Everyone thinks mobile is the future for payments. India is leading the way for mobile in general and mobile payments specifically. The mobile payment transaction volume is trending for compounded growth rate of over 90% and reach INR 153 billion by FY22 in India, a recent study shows. Mobile payment transaction value in India is projected to grow at a 150% CAGR according to a study titled “Indian M-wallet market”, jointly conducted by ASSOCHAM and research company RNCOS.
India has one billion mobile subscribers, an incredible user base that can transition easily to payments and business transactions on mobile. In 2016 the Mobile banking segment grew to over 386 million transactions. That has increased by 49% year over year in 2016.
Whether it is paying for a logo on Fiverr, invoicing for app monetization on Admob or sending Google AdSense commissions, companies need an effective cross border payments platform. There are millions of Indian contract workers that provide services around the world. Getting funds to them quickly, inexpensively and in a form factor they desire is required to keep this global workforce connected. One of the top gig marketplaces, Freelancer.com, says India is poised to be a dominant player. "India is the top country in the world and in Asia where our users have been growing progressively. We believe the country has potential to become the top freelancing and crowdsourcing hub in the Asia region, even globally," Freelancer.com Country Manager for Indonesia, Malaysia, India, Pakistan and Bangladesh Helma Kusuma recently told the India Times.
Accenture believes a “gig” or on demand workforce strategy can become a competitive advantage for companies. And the companies that can pay their on-demand workers quickly and conveniently will have a competitive advantage.
When the Indian central governments began its demonetization policy, many heralded the “End of Cash”. The immediate result was a run on ATMs across the country and some initial panic. Luckily the initial unrest has settled down and digital transactions are taking hold in the larger cities. In the more rural areas, the adoption is slowed by infrastructure and customer preference. Cash is king in India and businesses report that some of their wholesalers won’t take a digital payment or that they prefer cash/check. Payment companies that want to expand into India will confront financial illiteracy and limited awareness among their customers. And anyone entering the market face an evolving legal environment in the treatment of customer privacy.

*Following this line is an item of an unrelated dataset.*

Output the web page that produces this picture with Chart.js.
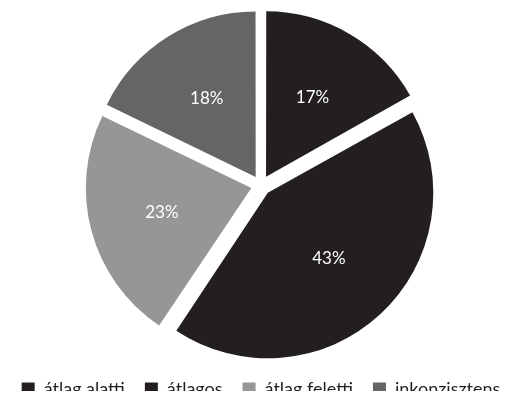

India is a land of opportunity for payments companies. The government and a significant portion of the population are embracing innovation. Granted there is still limited financial inclusion and many people are unaware or fear new payment options. But that can be said about almost every country around the globe to some extent. As one of the world’s most important developing economies, India’s potential for significant advances in financial inclusion far out way the short-term obstacles. Are you ready to be part of the future?